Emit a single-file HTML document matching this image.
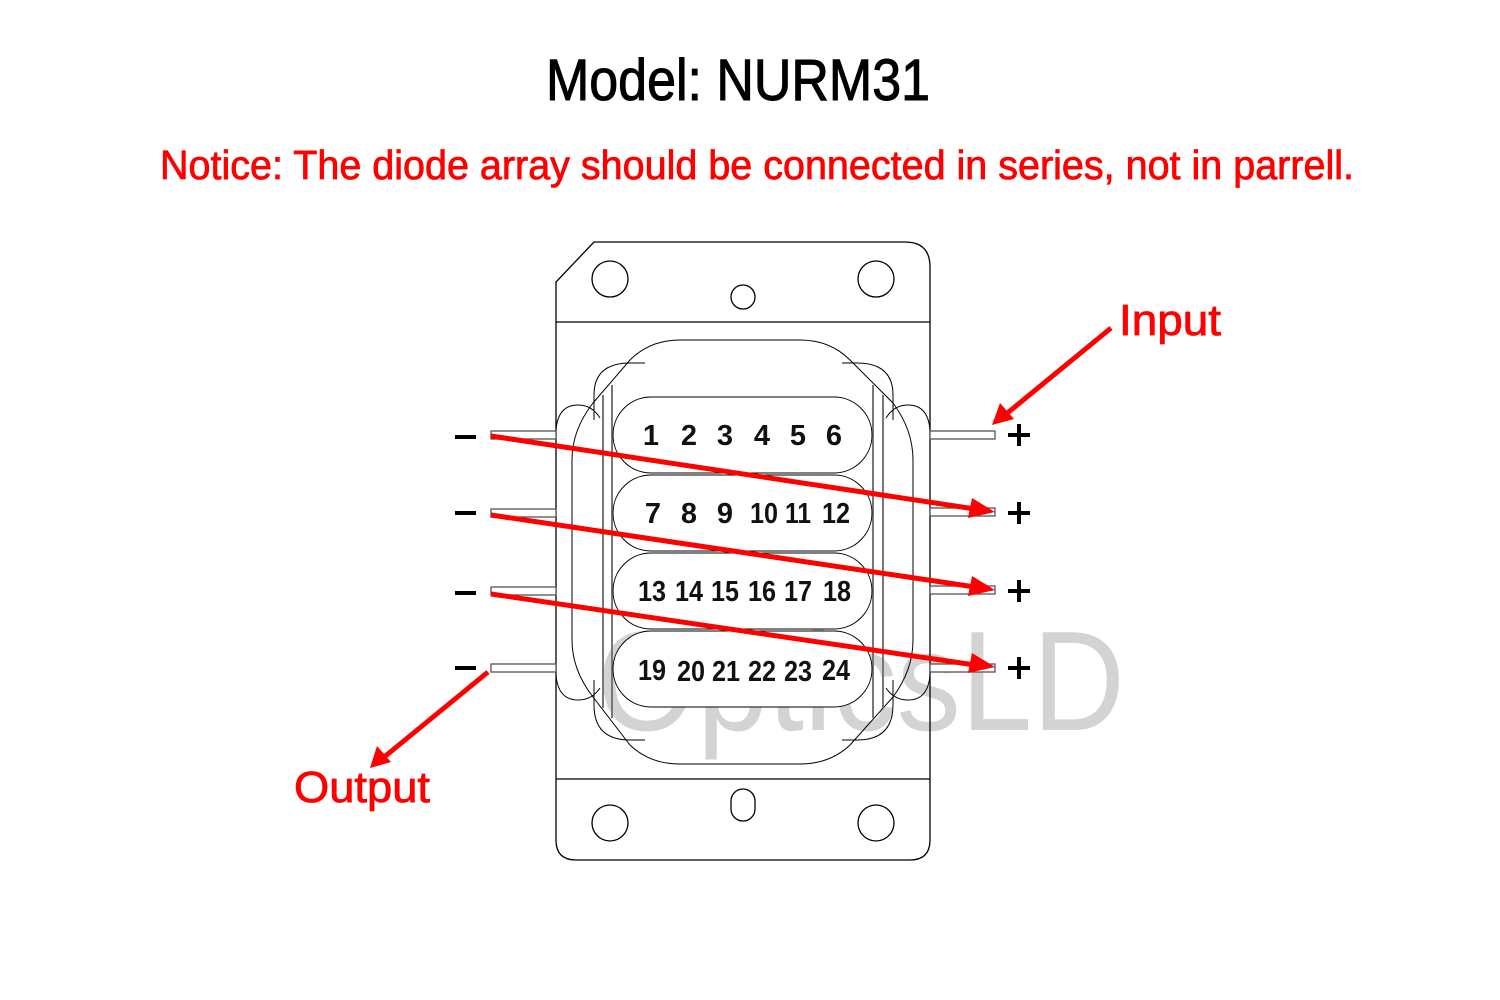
<!DOCTYPE html>
<html><head><meta charset="utf-8"><style>html,body{margin:0;padding:0;background:#fff}svg{display:block}</style></head>
<body>
<svg width="1500" height="1000" viewBox="0 0 1500 1000" xmlns="http://www.w3.org/2000/svg" font-family="Liberation Sans, sans-serif">
<rect width="1500" height="1000" fill="#fff"/>
<text x="546" y="100" font-size="58" textLength="384" lengthAdjust="spacingAndGlyphs" fill="#000" stroke="#000" stroke-width="1">Model: NURM31</text>
<text x="160" y="179" font-size="41" textLength="1194" lengthAdjust="spacingAndGlyphs" fill="#ff0000" stroke="#ff0000" stroke-width="0.8">Notice: The diode array should be connected in series, not in parrell.</text>

<!-- watermark -->
<text x="597" y="730" font-size="142" textLength="528" lengthAdjust="spacingAndGlyphs" fill="#d3d3d3">OpticsLD</text>

<g fill="none" stroke="#000" stroke-width="1.3">
<!-- body -->
<path d="M594,242 H905 Q930,242 930,267 V840 Q930,860 910,860 H576 Q556,860 556,840 V282 Z"/>
<line x1="556" y1="322" x2="930" y2="322"/>
<line x1="556" y1="779" x2="930" y2="779"/>
<circle cx="610" cy="279" r="18"/><circle cx="876" cy="279" r="18"/><circle cx="743" cy="297" r="12"/>
<circle cx="610" cy="823" r="18"/><circle cx="876" cy="823" r="18"/>
<rect x="731" y="789" width="24" height="32" rx="12"/>
</g>
<g fill="none" stroke="#000" stroke-width="1">
<!-- inner lobes -->
<path d="M594,420 V395 Q594,363 630,363 H645"/>
<path d="M893,420 V395 Q893,363 857,363 H842"/>
<path d="M594,680 V705 Q594,740 630,740 H645"/>
<path d="M893,680 V705 Q893,740 857,740 H842"/>
<path d="M556,430 Q558,405 578,405 Q592,405 600,418"/>
<path d="M930,430 Q928,405 908,405 Q894,405 886,418"/>
<path d="M556,675 Q558,700 578,700 Q592,700 600,688"/>
<path d="M930,675 Q928,700 908,700 Q894,700 886,688"/>
<!-- inner shape -->
<path d="M680,340 H800 Q830,340 850,360 L893,403 Q913,430 913,460 V640 Q913,670 893,697 L850,745 Q830,764 800,764 H680 Q650,764 630,745 L593,697 Q572,670 572,640 V460 Q572,430 593,403 L630,360 Q650,340 680,340 Z" fill="#fff" fill-opacity="0"/>
</g>
<g stroke="#777" stroke-width="2">
<line x1="603" y1="395" x2="603" y2="708"/><line x1="612" y1="385" x2="612" y2="718"/>
<line x1="873" y1="385" x2="873" y2="718"/><line x1="883" y1="395" x2="883" y2="708"/>
</g>
<!-- pills -->
<g fill="#fff" stroke="#000" stroke-width="1">
<rect x="613" y="397" width="259" height="76" rx="38"/>
<rect x="613" y="475" width="259" height="76" rx="38"/>
<rect x="613" y="553" width="259" height="76" rx="38"/>
<rect x="613" y="631" width="259" height="76" rx="38"/>
</g>
<g font-size="29" font-weight="bold" fill="#111" text-anchor="middle">
<text x="651" y="445">1</text><text x="689" y="445">2</text><text x="725" y="445">3</text><text x="762" y="445">4</text><text x="798" y="445">5</text><text x="834" y="445">6</text>
<text x="653" y="523">7</text><text x="689" y="523">8</text><text x="725" y="523">9</text><text x="764" y="523" textLength="28" lengthAdjust="spacingAndGlyphs">10</text><text x="798" y="523" textLength="26" lengthAdjust="spacingAndGlyphs">11</text><text x="836" y="523" textLength="28" lengthAdjust="spacingAndGlyphs">12</text>
<text x="652" y="601" textLength="28" lengthAdjust="spacingAndGlyphs">13</text><text x="689" y="601" textLength="28" lengthAdjust="spacingAndGlyphs">14</text><text x="725" y="601" textLength="28" lengthAdjust="spacingAndGlyphs">15</text><text x="762" y="601" textLength="28" lengthAdjust="spacingAndGlyphs">16</text><text x="798" y="601" textLength="28" lengthAdjust="spacingAndGlyphs">17</text><text x="837" y="601" textLength="28" lengthAdjust="spacingAndGlyphs">18</text>
<text x="652" y="680" textLength="28" lengthAdjust="spacingAndGlyphs">19</text><text x="691" y="681" textLength="28" lengthAdjust="spacingAndGlyphs">20</text><text x="726" y="681" textLength="28" lengthAdjust="spacingAndGlyphs">21</text><text x="762" y="681" textLength="28" lengthAdjust="spacingAndGlyphs">22</text><text x="798" y="681" textLength="28" lengthAdjust="spacingAndGlyphs">23</text><text x="836" y="680" textLength="28" lengthAdjust="spacingAndGlyphs">24</text>
</g>
<!-- pins -->
<g fill="#fff" stroke="#555" stroke-width="1.3">
<rect x="491" y="431" width="65" height="8"/><rect x="491" y="509" width="65" height="8"/><rect x="491" y="587" width="65" height="8"/><rect x="491" y="664" width="65" height="8"/>
<rect x="930" y="431" width="65" height="8"/><rect x="930" y="508" width="65" height="8"/><rect x="930" y="586" width="65" height="8"/><rect x="930" y="664" width="65" height="8"/>
</g>
<g stroke="#000" stroke-width="4">
<line x1="455" y1="437" x2="476" y2="437"/><line x1="455" y1="513" x2="476" y2="513"/><line x1="455" y1="593" x2="476" y2="593"/><line x1="455" y1="668" x2="476" y2="668"/>
<line x1="1008" y1="435" x2="1030" y2="435"/><line x1="1019" y1="424" x2="1019" y2="446"/>
<line x1="1008" y1="513" x2="1030" y2="513"/><line x1="1019" y1="502" x2="1019" y2="524"/>
<line x1="1008" y1="591" x2="1030" y2="591"/><line x1="1019" y1="580" x2="1019" y2="602"/>
<line x1="1008" y1="668" x2="1030" y2="668"/><line x1="1019" y1="657" x2="1019" y2="679"/>
</g>
<!-- red arrows -->
<g stroke="#ff0000" stroke-width="5" fill="#ff0000">
<line x1="491" y1="436" x2="975" y2="509"/>
<line x1="491" y1="515" x2="975" y2="587"/>
<line x1="491" y1="594" x2="975" y2="665"/>
<line x1="1111" y1="328" x2="1005" y2="415"/>
<line x1="488" y1="672" x2="383" y2="758"/>
</g>
<g fill="#ff0000">
<polygon points="995,512 972,498 968,518"/>
<polygon points="995,590 972,576 968,596"/>
<polygon points="995,667 972,653 968,673"/>
<polygon points="992,425 1000,403 1014,419"/>
<polygon points="370,768 377,746 391,762"/>
</g>
<text x="1119" y="335" font-size="44" textLength="102" lengthAdjust="spacingAndGlyphs" fill="#ff0000" stroke="#ff0000" stroke-width="0.8">Input</text>
<text x="294" y="802" font-size="44" textLength="136" lengthAdjust="spacingAndGlyphs" fill="#ff0000" stroke="#ff0000" stroke-width="0.8">Output</text>
</svg>
</body></html>
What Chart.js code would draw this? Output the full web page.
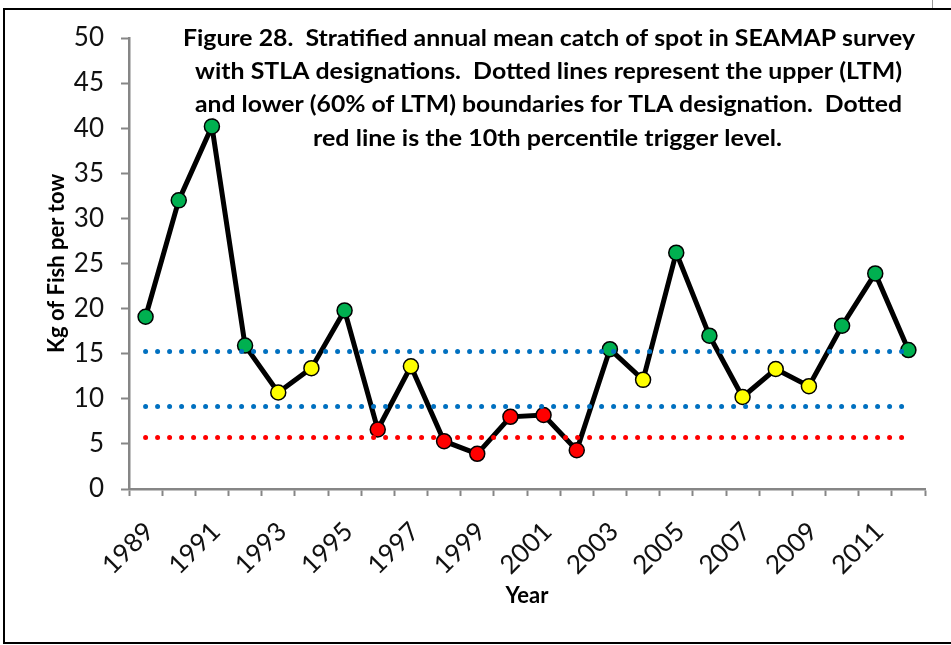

Given problem
Extract the entries in full, exactly as they are, minus the pictures.

Finished exercise
Emit a single-file HTML document matching this image.
<!DOCTYPE html>
<html><head><meta charset="utf-8"><style>html,body{margin:0;padding:0;background:#fff}svg{display:block}</style></head>
<body>
<svg width="1500" height="1000" viewBox="0 0 1500 1000" xmlns="http://www.w3.org/2000/svg" font-family="Liberation Sans, sans-serif">
<rect width="1500" height="1000" fill="#fff"/>
<text x="546" y="100" font-size="58" textLength="384" lengthAdjust="spacingAndGlyphs" fill="#000" stroke="#000" stroke-width="1">Model: NURM31</text>
<text x="160" y="179" font-size="41" textLength="1194" lengthAdjust="spacingAndGlyphs" fill="#ff0000" stroke="#ff0000" stroke-width="0.8">Notice: The diode array should be connected in series, not in parrell.</text>

<!-- watermark -->
<text x="597" y="730" font-size="142" textLength="528" lengthAdjust="spacingAndGlyphs" fill="#d3d3d3">OpticsLD</text>

<g fill="none" stroke="#000" stroke-width="1.3">
<!-- body -->
<path d="M594,242 H905 Q930,242 930,267 V840 Q930,860 910,860 H576 Q556,860 556,840 V282 Z"/>
<line x1="556" y1="322" x2="930" y2="322"/>
<line x1="556" y1="779" x2="930" y2="779"/>
<circle cx="610" cy="279" r="18"/><circle cx="876" cy="279" r="18"/><circle cx="743" cy="297" r="12"/>
<circle cx="610" cy="823" r="18"/><circle cx="876" cy="823" r="18"/>
<rect x="731" y="789" width="24" height="32" rx="12"/>
</g>
<g fill="none" stroke="#000" stroke-width="1">
<!-- inner lobes -->
<path d="M594,420 V395 Q594,363 630,363 H645"/>
<path d="M893,420 V395 Q893,363 857,363 H842"/>
<path d="M594,680 V705 Q594,740 630,740 H645"/>
<path d="M893,680 V705 Q893,740 857,740 H842"/>
<path d="M556,430 Q558,405 578,405 Q592,405 600,418"/>
<path d="M930,430 Q928,405 908,405 Q894,405 886,418"/>
<path d="M556,675 Q558,700 578,700 Q592,700 600,688"/>
<path d="M930,675 Q928,700 908,700 Q894,700 886,688"/>
<!-- inner shape -->
<path d="M680,340 H800 Q830,340 850,360 L893,403 Q913,430 913,460 V640 Q913,670 893,697 L850,745 Q830,764 800,764 H680 Q650,764 630,745 L593,697 Q572,670 572,640 V460 Q572,430 593,403 L630,360 Q650,340 680,340 Z" fill="#fff" fill-opacity="0"/>
</g>
<g stroke="#777" stroke-width="2">
<line x1="603" y1="395" x2="603" y2="708"/><line x1="612" y1="385" x2="612" y2="718"/>
<line x1="873" y1="385" x2="873" y2="718"/><line x1="883" y1="395" x2="883" y2="708"/>
</g>
<!-- pills -->
<g fill="#fff" stroke="#000" stroke-width="1">
<rect x="613" y="397" width="259" height="76" rx="38"/>
<rect x="613" y="475" width="259" height="76" rx="38"/>
<rect x="613" y="553" width="259" height="76" rx="38"/>
<rect x="613" y="631" width="259" height="76" rx="38"/>
</g>
<g font-size="29" font-weight="bold" fill="#111" text-anchor="middle">
<text x="651" y="445">1</text><text x="689" y="445">2</text><text x="725" y="445">3</text><text x="762" y="445">4</text><text x="798" y="445">5</text><text x="834" y="445">6</text>
<text x="653" y="523">7</text><text x="689" y="523">8</text><text x="725" y="523">9</text><text x="764" y="523" textLength="28" lengthAdjust="spacingAndGlyphs">10</text><text x="798" y="523" textLength="26" lengthAdjust="spacingAndGlyphs">11</text><text x="836" y="523" textLength="28" lengthAdjust="spacingAndGlyphs">12</text>
<text x="652" y="601" textLength="28" lengthAdjust="spacingAndGlyphs">13</text><text x="689" y="601" textLength="28" lengthAdjust="spacingAndGlyphs">14</text><text x="725" y="601" textLength="28" lengthAdjust="spacingAndGlyphs">15</text><text x="762" y="601" textLength="28" lengthAdjust="spacingAndGlyphs">16</text><text x="798" y="601" textLength="28" lengthAdjust="spacingAndGlyphs">17</text><text x="837" y="601" textLength="28" lengthAdjust="spacingAndGlyphs">18</text>
<text x="652" y="680" textLength="28" lengthAdjust="spacingAndGlyphs">19</text><text x="691" y="681" textLength="28" lengthAdjust="spacingAndGlyphs">20</text><text x="726" y="681" textLength="28" lengthAdjust="spacingAndGlyphs">21</text><text x="762" y="681" textLength="28" lengthAdjust="spacingAndGlyphs">22</text><text x="798" y="681" textLength="28" lengthAdjust="spacingAndGlyphs">23</text><text x="836" y="680" textLength="28" lengthAdjust="spacingAndGlyphs">24</text>
</g>
<!-- pins -->
<g fill="#fff" stroke="#555" stroke-width="1.3">
<rect x="491" y="431" width="65" height="8"/><rect x="491" y="509" width="65" height="8"/><rect x="491" y="587" width="65" height="8"/><rect x="491" y="664" width="65" height="8"/>
<rect x="930" y="431" width="65" height="8"/><rect x="930" y="508" width="65" height="8"/><rect x="930" y="586" width="65" height="8"/><rect x="930" y="664" width="65" height="8"/>
</g>
<g stroke="#000" stroke-width="4">
<line x1="455" y1="437" x2="476" y2="437"/><line x1="455" y1="513" x2="476" y2="513"/><line x1="455" y1="593" x2="476" y2="593"/><line x1="455" y1="668" x2="476" y2="668"/>
<line x1="1008" y1="435" x2="1030" y2="435"/><line x1="1019" y1="424" x2="1019" y2="446"/>
<line x1="1008" y1="513" x2="1030" y2="513"/><line x1="1019" y1="502" x2="1019" y2="524"/>
<line x1="1008" y1="591" x2="1030" y2="591"/><line x1="1019" y1="580" x2="1019" y2="602"/>
<line x1="1008" y1="668" x2="1030" y2="668"/><line x1="1019" y1="657" x2="1019" y2="679"/>
</g>
<!-- red arrows -->
<g stroke="#ff0000" stroke-width="5" fill="#ff0000">
<line x1="491" y1="436" x2="975" y2="509"/>
<line x1="491" y1="515" x2="975" y2="587"/>
<line x1="491" y1="594" x2="975" y2="665"/>
<line x1="1111" y1="328" x2="1005" y2="415"/>
<line x1="488" y1="672" x2="383" y2="758"/>
</g>
<g fill="#ff0000">
<polygon points="995,512 972,498 968,518"/>
<polygon points="995,590 972,576 968,596"/>
<polygon points="995,667 972,653 968,673"/>
<polygon points="992,425 1000,403 1014,419"/>
<polygon points="370,768 377,746 391,762"/>
</g>
<text x="1119" y="335" font-size="44" textLength="102" lengthAdjust="spacingAndGlyphs" fill="#ff0000" stroke="#ff0000" stroke-width="0.8">Input</text>
<text x="294" y="802" font-size="44" textLength="136" lengthAdjust="spacingAndGlyphs" fill="#ff0000" stroke="#ff0000" stroke-width="0.8">Output</text>
</svg>
</body></html>
What Chart.js code would draw this? Output the full web page.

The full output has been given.